* **Set problem**:
Reproduce each line bearing the word "with".

Dataset entries
:::

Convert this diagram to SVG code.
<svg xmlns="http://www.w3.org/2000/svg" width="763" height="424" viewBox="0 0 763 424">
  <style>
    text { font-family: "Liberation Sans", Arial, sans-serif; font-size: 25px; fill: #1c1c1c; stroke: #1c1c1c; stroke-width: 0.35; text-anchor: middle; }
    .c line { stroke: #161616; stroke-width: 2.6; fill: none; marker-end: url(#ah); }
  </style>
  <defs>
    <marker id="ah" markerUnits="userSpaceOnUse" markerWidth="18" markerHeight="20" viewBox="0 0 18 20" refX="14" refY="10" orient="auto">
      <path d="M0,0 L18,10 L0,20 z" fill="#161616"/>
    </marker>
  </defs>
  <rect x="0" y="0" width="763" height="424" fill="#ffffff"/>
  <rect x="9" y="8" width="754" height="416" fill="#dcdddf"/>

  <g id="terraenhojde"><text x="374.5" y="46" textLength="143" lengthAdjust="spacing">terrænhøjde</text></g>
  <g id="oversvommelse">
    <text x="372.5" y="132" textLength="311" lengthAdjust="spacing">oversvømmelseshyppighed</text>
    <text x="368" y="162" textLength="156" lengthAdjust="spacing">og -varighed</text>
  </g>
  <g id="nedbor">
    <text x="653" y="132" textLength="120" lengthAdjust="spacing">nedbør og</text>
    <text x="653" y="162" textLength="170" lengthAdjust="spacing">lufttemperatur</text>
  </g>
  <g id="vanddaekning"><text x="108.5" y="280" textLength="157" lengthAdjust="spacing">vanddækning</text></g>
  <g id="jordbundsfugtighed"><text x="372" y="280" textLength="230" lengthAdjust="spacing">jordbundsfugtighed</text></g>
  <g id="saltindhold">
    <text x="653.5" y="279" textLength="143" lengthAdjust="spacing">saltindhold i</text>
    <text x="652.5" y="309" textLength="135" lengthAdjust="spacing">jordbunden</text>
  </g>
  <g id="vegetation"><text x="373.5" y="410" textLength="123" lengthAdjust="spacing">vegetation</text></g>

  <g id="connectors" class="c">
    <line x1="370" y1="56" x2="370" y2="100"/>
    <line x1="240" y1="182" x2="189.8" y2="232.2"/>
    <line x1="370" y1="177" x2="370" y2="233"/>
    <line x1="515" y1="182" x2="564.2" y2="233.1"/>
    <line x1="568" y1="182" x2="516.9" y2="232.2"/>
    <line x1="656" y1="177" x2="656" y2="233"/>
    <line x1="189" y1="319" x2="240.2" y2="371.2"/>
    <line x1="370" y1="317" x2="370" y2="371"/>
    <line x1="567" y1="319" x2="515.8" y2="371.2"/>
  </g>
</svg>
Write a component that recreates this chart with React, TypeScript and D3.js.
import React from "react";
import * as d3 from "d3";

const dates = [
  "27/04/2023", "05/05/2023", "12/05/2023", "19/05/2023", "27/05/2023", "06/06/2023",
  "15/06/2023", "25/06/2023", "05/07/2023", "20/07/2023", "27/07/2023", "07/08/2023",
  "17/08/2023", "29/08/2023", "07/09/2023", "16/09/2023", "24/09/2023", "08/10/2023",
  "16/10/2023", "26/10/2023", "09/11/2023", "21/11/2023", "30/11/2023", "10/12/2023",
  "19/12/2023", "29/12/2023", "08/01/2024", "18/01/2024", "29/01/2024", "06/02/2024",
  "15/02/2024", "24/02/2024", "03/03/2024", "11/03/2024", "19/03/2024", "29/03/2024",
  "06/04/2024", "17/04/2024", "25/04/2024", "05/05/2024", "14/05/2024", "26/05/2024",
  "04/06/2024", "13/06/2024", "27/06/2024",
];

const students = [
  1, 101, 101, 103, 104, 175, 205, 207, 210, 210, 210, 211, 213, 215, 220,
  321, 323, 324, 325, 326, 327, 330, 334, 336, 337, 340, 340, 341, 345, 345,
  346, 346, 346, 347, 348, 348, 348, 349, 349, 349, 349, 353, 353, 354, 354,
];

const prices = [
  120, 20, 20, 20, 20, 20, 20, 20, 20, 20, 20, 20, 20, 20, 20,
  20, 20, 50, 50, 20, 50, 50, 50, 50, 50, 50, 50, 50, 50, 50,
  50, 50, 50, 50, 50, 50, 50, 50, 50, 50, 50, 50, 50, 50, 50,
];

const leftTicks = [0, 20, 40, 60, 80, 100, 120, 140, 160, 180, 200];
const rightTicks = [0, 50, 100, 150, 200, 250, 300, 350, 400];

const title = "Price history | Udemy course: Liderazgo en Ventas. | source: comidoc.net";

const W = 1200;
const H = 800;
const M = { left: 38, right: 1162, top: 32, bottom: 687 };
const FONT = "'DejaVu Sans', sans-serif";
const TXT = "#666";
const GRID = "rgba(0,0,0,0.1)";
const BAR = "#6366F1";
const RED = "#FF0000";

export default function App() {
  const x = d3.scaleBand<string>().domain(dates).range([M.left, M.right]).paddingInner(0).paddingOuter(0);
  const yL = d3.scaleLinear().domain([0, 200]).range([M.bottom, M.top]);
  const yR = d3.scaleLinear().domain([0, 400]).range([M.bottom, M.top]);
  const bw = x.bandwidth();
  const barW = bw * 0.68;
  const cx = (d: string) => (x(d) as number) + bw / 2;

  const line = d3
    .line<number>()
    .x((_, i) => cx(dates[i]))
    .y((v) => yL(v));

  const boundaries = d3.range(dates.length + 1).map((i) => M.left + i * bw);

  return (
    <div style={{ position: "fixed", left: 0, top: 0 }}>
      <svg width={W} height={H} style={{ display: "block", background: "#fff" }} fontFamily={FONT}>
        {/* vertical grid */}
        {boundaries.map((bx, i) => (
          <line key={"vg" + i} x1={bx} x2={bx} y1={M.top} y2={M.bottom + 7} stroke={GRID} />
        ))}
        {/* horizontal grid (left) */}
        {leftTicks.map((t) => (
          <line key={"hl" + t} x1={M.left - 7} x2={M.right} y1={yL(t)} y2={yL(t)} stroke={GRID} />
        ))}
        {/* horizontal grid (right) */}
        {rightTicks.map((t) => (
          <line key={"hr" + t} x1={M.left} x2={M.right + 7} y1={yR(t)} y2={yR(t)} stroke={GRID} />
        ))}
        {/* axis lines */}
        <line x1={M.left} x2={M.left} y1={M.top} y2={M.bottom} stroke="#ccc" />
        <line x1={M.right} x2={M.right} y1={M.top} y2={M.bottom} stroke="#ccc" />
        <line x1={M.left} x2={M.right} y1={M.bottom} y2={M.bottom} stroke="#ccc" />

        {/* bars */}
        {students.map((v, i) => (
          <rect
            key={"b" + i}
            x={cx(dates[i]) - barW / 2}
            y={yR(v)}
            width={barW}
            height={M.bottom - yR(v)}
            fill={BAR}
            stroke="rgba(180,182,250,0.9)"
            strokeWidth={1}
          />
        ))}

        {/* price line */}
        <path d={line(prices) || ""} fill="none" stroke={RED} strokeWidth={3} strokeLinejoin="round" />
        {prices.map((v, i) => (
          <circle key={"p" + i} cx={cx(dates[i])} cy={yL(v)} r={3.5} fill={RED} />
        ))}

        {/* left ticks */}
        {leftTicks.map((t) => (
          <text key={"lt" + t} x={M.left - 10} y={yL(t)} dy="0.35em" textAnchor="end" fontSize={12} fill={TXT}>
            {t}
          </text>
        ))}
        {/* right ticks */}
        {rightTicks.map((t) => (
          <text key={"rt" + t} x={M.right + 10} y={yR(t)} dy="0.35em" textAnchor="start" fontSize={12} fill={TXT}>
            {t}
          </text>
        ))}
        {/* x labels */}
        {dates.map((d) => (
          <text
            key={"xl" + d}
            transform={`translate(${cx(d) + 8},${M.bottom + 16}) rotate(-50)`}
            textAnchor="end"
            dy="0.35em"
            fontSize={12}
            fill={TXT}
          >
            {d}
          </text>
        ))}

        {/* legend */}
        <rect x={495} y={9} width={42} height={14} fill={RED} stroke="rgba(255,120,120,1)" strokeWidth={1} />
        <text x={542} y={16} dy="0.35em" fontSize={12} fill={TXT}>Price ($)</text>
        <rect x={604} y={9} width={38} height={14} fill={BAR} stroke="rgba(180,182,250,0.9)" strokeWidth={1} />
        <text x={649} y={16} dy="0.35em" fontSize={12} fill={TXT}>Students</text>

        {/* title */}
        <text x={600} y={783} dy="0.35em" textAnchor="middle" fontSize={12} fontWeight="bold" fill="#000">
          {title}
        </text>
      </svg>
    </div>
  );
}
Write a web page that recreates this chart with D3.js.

:::

* **Result**:
Write a component that recreates this chart with React, TypeScript and D3.js.
Write a web page that recreates this chart with D3.js.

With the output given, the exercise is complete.